My landlord (an institutional landlord) and their property-management agent is taking a really long time to deal with a maintenance issue (broken pump). Can I withhold rent until it’s dealt with? How long is a reasonable wait for maintenance issues?
This is a very good question and covers a number of elements of the landlord-and-tenant relationship. However, the short answer is you cannot withhold rent unless it is in extreme circumstances and from your enquiry it doesn’t appear to have reached that threshold yet.
First of all, and most importantly, your landlord is legally required and obliged to maintain the property at the minimum standards for rented dwellings as per the Housing (Standards for Rented Houses) Regulations 2019. These regulations came into operation on May 1st 2019. This obligation continues during your tenancy under Section 12, Part 2, Chapter 1 of the Residential Tenancies Act 2004 and on top of that they need to address any maintenance issues that arise during your tenancy in a timely fashion.
On the other side of that, as tenant you need to notify the landlord of any maintenance issues as they arise during your tenancy which you have done. This is what I would advise you to do if I were in your shoes. First of all, since you have stated that your landlord is an institutional landlord it is more than likely that they own a number of properties within their portfolio. Therefore, I would suggest it is a fair assumption they have a team of maintenance contractors to address issues in their properties as they arise.
So, it is disappointing they have not addressed your problem already. Not only that you mention that the pump has stopped working so that would tell me that it is affecting your water supply or potentially your heating or both so it is a serious issue as opposed to a minor problem. That means you now have no choice but to write to your landlord formally to inform them that you require them to fix the pump without any further delay otherwise you will need to seriously consider referring the matter to the RTB for breach of landlords’ obligations to maintain the property.
The RTB website should have a template guide for this type of letter to help you compose it correctly. In this communication I would also state that you would rather not go to the RTB but if they don’t act quickly, you will have no other option. This should help to get your landlord’s attention.

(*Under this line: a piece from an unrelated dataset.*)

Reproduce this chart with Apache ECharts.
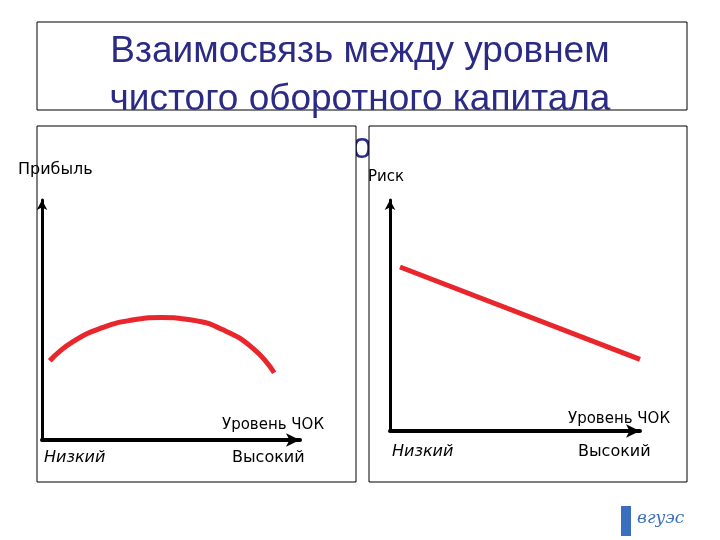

That said, and to reiterate the advice that I have given in the many articles I have written in the past, the best landlord-and-tenant relationships are where there is open, honest, and transparent communication with the RTB being the very last resort for either party. The reason for this is that may well end up in a protracted dispute-resolution process that is stressful for both parties and which really doesn’t benefit either party in most cases. It also serves to worsen what is an already overwhelmed RTB dispute-resolution process.